**WHAT NEEDS TO BE DONE:** Check each line of the material. Copy those containing "that".

**RAW RECORDS:**

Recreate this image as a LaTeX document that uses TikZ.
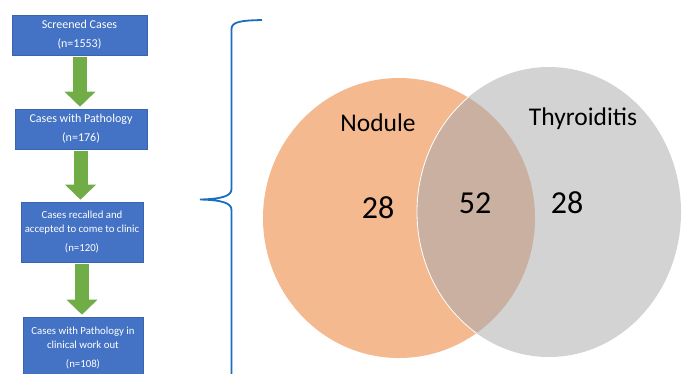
\documentclass[tikz,border=0pt]{standalone}
\usepackage{fontspec}
\setmainfont{Carlito}
\usetikzlibrary{arrows.meta}
\definecolor{boxblue}{HTML}{4472C4}
\definecolor{boxedge}{HTML}{3A64B0}
\definecolor{arrgreen}{HTML}{70AD47}
\definecolor{brblue}{HTML}{1A6EC0}
\definecolor{vorange}{HTML}{F4B98F}
\definecolor{vgray}{HTML}{D3D3D3}
\definecolor{vmix}{HTML}{C9B0A0}
\tikzset{
  flowbox/.style={draw=boxedge, line width=0.6pt, fill=boxblue, text=white, align=center,
    inner sep=0pt},
  bigtext/.style={font=\fontsize{12}{14}\selectfont},
  smalltext/.style={font=\fontsize{10.8}{14}\selectfont},
  bigarrow/.style={draw=arrgreen, line width=14pt,
    -{Triangle[length=15pt,width=30pt]}, shorten <=2pt, shorten >=2pt},
  vennlabel/.style={font=\fontsize{25.5}{30}\selectfont, text=black},
  vennnum/.style={font=\fontsize{32}{36}\selectfont, text=black},
}
\begin{document}
\begin{tikzpicture}[x=1pt,y=-1pt]
\clip (0,0) rectangle (687,373);
\fill[white] (0,0) rectangle (687,373);

% flow boxes
\node[flowbox, bigtext, minimum width=135pt, minimum height=40pt] (b1) at (79.5,35)
  {Screened Cases\\[5pt](n=1553)};
\node[flowbox, bigtext, minimum width=132pt, minimum height=40pt] (b2) at (81,129)
  {Cases with Pathology\\[5pt](n=176)};
\node[flowbox, smalltext, minimum width=122pt, minimum height=60pt] (b3) at (82,232)
  {Cases recalled and\\accepted to come to clinic\\[5pt](n=120)};
\node[flowbox, smalltext, minimum width=120pt, minimum height=62pt] (b4) at (83,348)
  {Cases with Pathology in\\clinical work out\\[5pt](n=108)};

% arrows
\draw[bigarrow] (b1.south -| 80,0) -- (b2.north -| 80,0);
\draw[bigarrow] (b2.south -| 80.5,0) -- (b3.north -| 80.5,0);
\draw[bigarrow] (b3.south -| 82,0) -- (b4.north -| 82,0);

% bracket
\draw[brblue, line width=1.8pt]
  (262,20) .. controls (242,20.5) and (231.5,21.5) .. (231.5,29)
  -- (231.5,189)
  .. controls (231.5,196) and (222,199) .. (200,199.5)
  .. controls (222,200) and (231.5,203) .. (231.5,210)
  -- (231.5,380);

% venn
\fill[vorange] (399,218) ellipse [x radius=136, y radius=140];
\fill[vgray] (549,212) ellipse [x radius=132, y radius=145];
\begin{scope}
  \clip (399,218) ellipse [x radius=136, y radius=140];
  \fill[vmix] (549,212) ellipse [x radius=132, y radius=145];
  \draw[white, line width=0.8pt] (549,212) ellipse [x radius=132, y radius=145];
\end{scope}

\node[vennlabel] (lnod) at (378,123) {Nodule};
\node[vennlabel] (lthy) at (583,119) {Thyroiditis};
\node[vennnum] (n1) at (378,208) {28};
\node[vennnum] (n2) at (475,203) {52};
\node[vennnum] (n3) at (567,203) {28};
\end{tikzpicture}
\end{document}
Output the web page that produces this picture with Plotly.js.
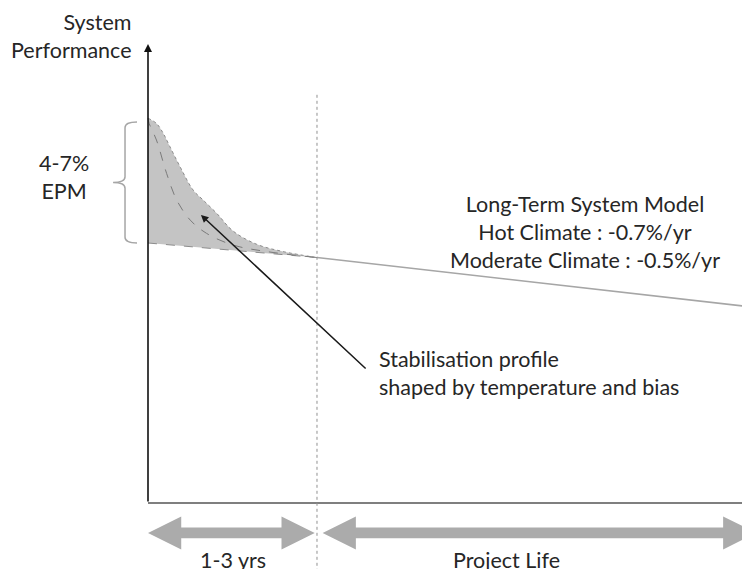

**ANSWER FOR THE TASK:**
Recreate this image as a LaTeX document that uses TikZ.
Output the web page that produces this picture with Plotly.js.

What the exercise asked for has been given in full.